Mon travail consiste à guider nos parties prenantes, les accompagner, les sensibiliser, les aider à piloter sur la base de critères environnementaux, sociétaux, citoyens, trouver des solutions. Mes moyens sont étendus : consultations de nos Parties Prenantes, mesures des externalités, bio mimétisme, agriculture de conservation des sols, bilans sociétaux, labellisations, design etc…. Nous avons mené déjà de très beaux projets : consultation de nos parties prenantes sur les enjeux majeurs ESG de demain, interviews de plusieurs agricultrices et agriculteurs sur “qu’est-ce que l’agriculture en France ?” En début d’année, Atlanterra Agriculture Durable est devenue Société à mission.
Notre adhésion au C3D me permet d’ailleurs de confronter mes positions, mes avis, d’échanger avec mes pairs, d’apprendre aussi. C’est un partenariat très enrichissant.
D’autres personnalités m’aident dans mes décisions quotidiennes : ma fille Paloma, mes nièces Chloé et Natacha Rollinde. Du haut de leurs 8, 21 et 27 ans, elles ont un regard totalement différent, une approche disruptive par rapport à la mienne. Elles bousculent totalement mes bases, elles me permettent de me challenger continuellement. Ma fille, parce que ce qui nous paraît être une révolution semble être une évidence, rendant le changement finalement beaucoup plus simple. Chloé et Natacha parce que, respectivement en tant que designer au sein de l’École Strate, et doctorante en urbanisme, voient déjà les choses sous un autre angle. Toutes deux en particulier ont activé le mode « responsabilité sans culpabilité », avec un vrai désir de co-construction, de développer ensemble les solutions qui permettront aux générations futures de vivre dans un environnement sain écologiquement mais aussi socialement.
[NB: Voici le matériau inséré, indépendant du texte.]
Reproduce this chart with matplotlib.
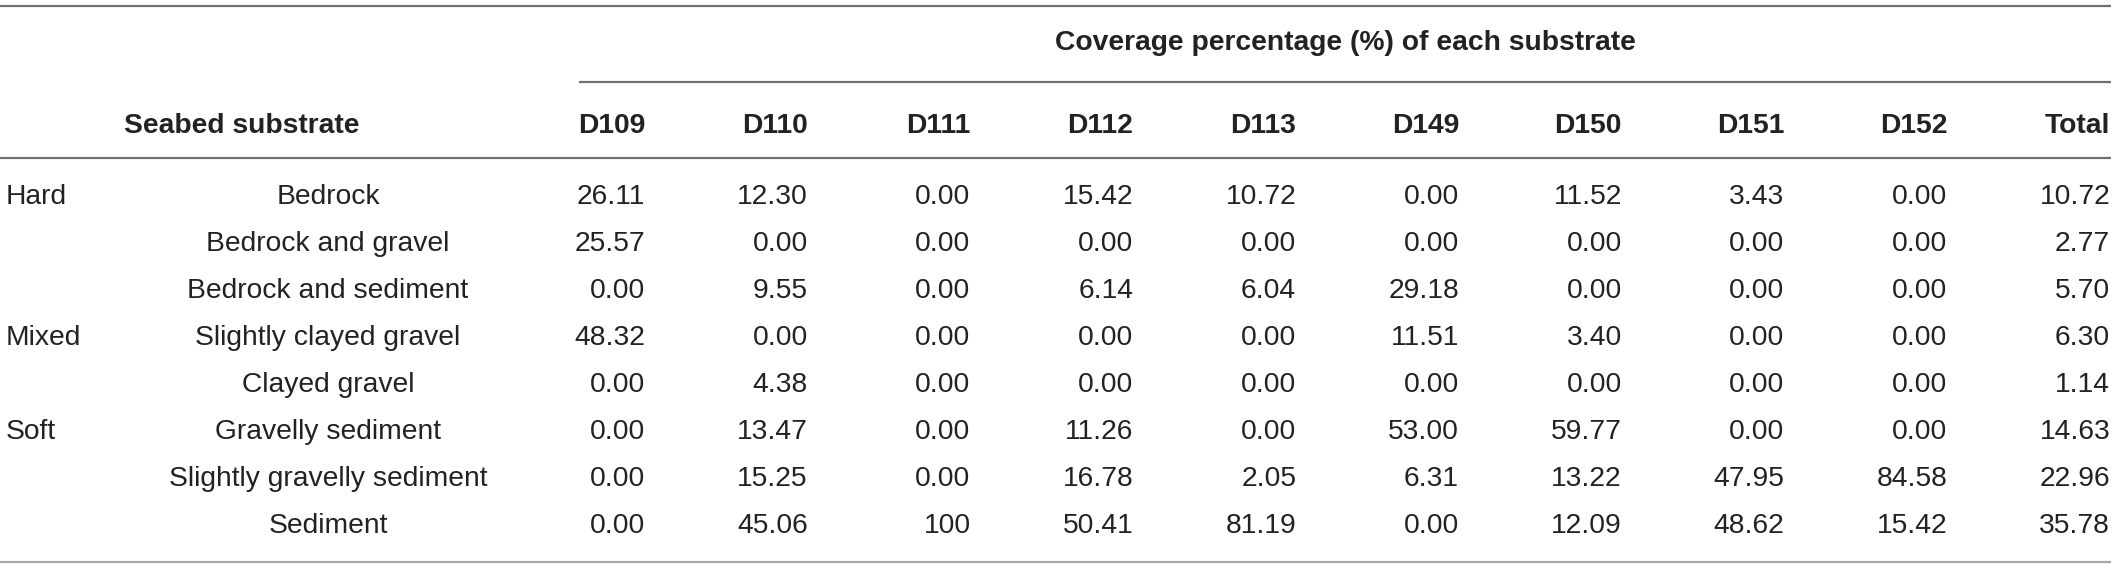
import matplotlib
matplotlib.use("Agg")
import matplotlib.pyplot as plt

# -----------------------------------------
# Table data
# -----------------------------------------
stations = ["D109", "D110", "D111", "D112", "D113", "D149", "D150", "D151", "D152", "Total"]
groups = ["Hard", "", "", "Mixed", "", "Soft", "", ""]
substrates = [
    "Bedrock",
    "Bedrock and gravel",
    "Bedrock and sediment",
    "Slightly clayed gravel",
    "Clayed gravel",
    "Gravelly sediment",
    "Slightly gravelly sediment",
    "Sediment",
]
coverage = [
    ["26.11", "12.30", "0.00", "15.42", "10.72", "0.00", "11.52", "3.43", "0.00", "10.72"],
    ["25.57", "0.00", "0.00", "0.00", "0.00", "0.00", "0.00", "0.00", "0.00", "2.77"],
    ["0.00", "9.55", "0.00", "6.14", "6.04", "29.18", "0.00", "0.00", "0.00", "5.70"],
    ["48.32", "0.00", "0.00", "0.00", "0.00", "11.51", "3.40", "0.00", "0.00", "6.30"],
    ["0.00", "4.38", "0.00", "0.00", "0.00", "0.00", "0.00", "0.00", "0.00", "1.14"],
    ["0.00", "13.47", "0.00", "11.26", "0.00", "53.00", "59.77", "0.00", "0.00", "14.63"],
    ["0.00", "15.25", "0.00", "16.78", "2.05", "6.31", "13.22", "47.95", "84.58", "22.96"],
    ["0.00", "45.06", "100", "50.41", "81.19", "0.00", "12.09", "48.62", "15.42", "35.78"],
]
span_title = "Coverage percentage (%) of each substrate"
stub_title = "Seabed substrate"

# -----------------------------------------
# Layout (pixel units)
# -----------------------------------------
W, H = 2117, 567
FS = 20.3
TXT = "#222222"
LINE = "#707070"

col_right0, col_step = 645, 162.8
name_center = 328
group_left = 6
row_base0, row_step = 204, 47.0
head_base = 133
span_base = 50

fig = plt.figure(figsize=(W / 100, H / 100), dpi=100)
ax = fig.add_axes([0, 0, 1, 1])
ax.set_xlim(0, W)
ax.set_ylim(H, 0)
ax.axis("off")

font = dict(family=["Liberation Sans", "DejaVu Sans"], fontsize=FS, color=TXT)

# rules
ax.plot([0, 2111], [6, 6], color=LINE, lw=1.6, solid_capstyle="butt")
ax.plot([579, 2111], [82, 82], color=LINE, lw=1.6, solid_capstyle="butt")
ax.plot([0, 2111], [158, 158], color=LINE, lw=1.6, solid_capstyle="butt")
ax.plot([0, 2111], [562, 562], color="#a8a8a8", lw=1.6, solid_capstyle="butt")

# header
ax.text((579 + 2111) / 2, span_base, span_title, ha="center", va="baseline",
        fontweight="bold", **font)
ax.text(242, head_base, stub_title, ha="center", va="baseline", fontweight="bold", **font)
for j, st in enumerate(stations):
    ax.text(col_right0 + j * col_step, head_base, st, ha="right", va="baseline",
            fontweight="bold", **font)

# body
for i, name in enumerate(substrates):
    y = row_base0 + i * row_step
    if groups[i]:
        ax.text(group_left, y, groups[i], ha="left", va="baseline", **font)
    ax.text(name_center, y, name, ha="center", va="baseline", **font)
    for j, val in enumerate(coverage[i]):
        ax.text(col_right0 + j * col_step, y, val, ha="right", va="baseline", **font)

fig.savefig("out.png", dpi=100, facecolor="white")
Ainsi, j’enrichis petit à petit ma façon de mener des projets, combinant ma compréhension des sujets via l’économie sociale et solidaire, ma connaissance des normes et règlements mais aussi ma curiosité pour le design, outil indispensable aux transformations et une forme d’engagement responsable voire militant. Enfin, j’ai découvert, lors du salon BIOMIM Expo 2021, la philosophe Gabrielle Halpern qui traite de l’hybridation, j’ai acheté son livre “Tous centaures” sa réflexion est fascinante et montre comment les synergies sont possibles et comment elles sont aujourd’hui bridées. Parce qu’on apprend tous les jours.